Dec 2015 – Sep 2016 · 9 mos · Palo Alto, CA

In Redshift team, working on Redshift query processing.

Software Engineer

Aug 2014 – Nov 2015 · 1 yr 3 mos · Palo Alto, CA

In DynamoDB (NoSQL services at AWS) team, worked on every aspect of DynamoDB frontend.

Oracle

Senior Member of Technical Staff

Feb 2013 – Aug 2014 · 1 yr 6 mos · Redwood City, CA

Integrating Rapid, a hardware-software co-design system targeting large-scale data management and analysis, into Oracle RDBMS.
Designed and implemented cross-engine query optimization algorithms for Oracle query optimizer. Worked with Oracle query optimizer and query compilation code for splitting queries across two execution engines. (a patent filed)
Implemented a platform-independent representation of query execution plan for transporting execution plans across different query execution engines (like a serialization language for query execution plans.)
Designed a change propagation system that synchronizes data updates from Oracle RDBMS to Rapid and implemented a prototype for append-only insert statements.

Google

Summer intern

May 2012 – Aug 2012 · 3 mos · Mountain View, CA

Designed and implemented MapRedduce-based checksum workers for computing checksums of ads tables in Google stats servers.

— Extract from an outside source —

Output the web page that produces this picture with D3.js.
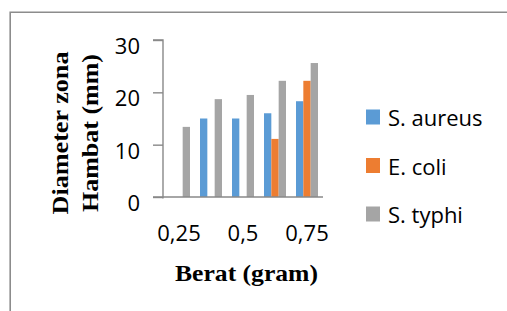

Obtained a speedup of 120x on a cluster of 200 machines.
Designed and implemented map-only MapReduce-based expansion workers for aggregating data among different versions of ads tables.

Microsoft

Summer intern (MSR)

Jun 2011 – Aug 2011 · 2 mos · Redmond, WA

Optimized and tuned a system, called Deuteronomy, for faster performance.
Proposed a new threading model to avoid the context switching cost.
Improved the system performance by a factor of 10.

Oracle

Summer intern

Jun 2010 – Aug 2010 · 2 mos

Analyzed the system to find the bottlenecks of the hash-join operator at the runtime.
Proposed solutions to eliminate the bottlenecks.

Microsoft jim gray systems labs

Research Assistant

Jan 2009 – Jan 2013 · 4 yrs · Madison, Wisconsin Area

Seeking for innovative concurrency control and data partitioning for OLTP workloads on multicores:
Implemented a system in C to run simple database transactions using hardware Transactional Memory, spinlocks, and database locks for concurrency control. Worked with a hardware prototype that does not support C compilers.
Developed a new concurrency control approach for highly-partitioned OLTP workloads
on multicore systems. Implemented the approach in a system running TPC-C transactions without using locking.
Developed a framework for automatically partitioning OLTP databases. Obtained a good partitioning solution for TPC-E with the framework.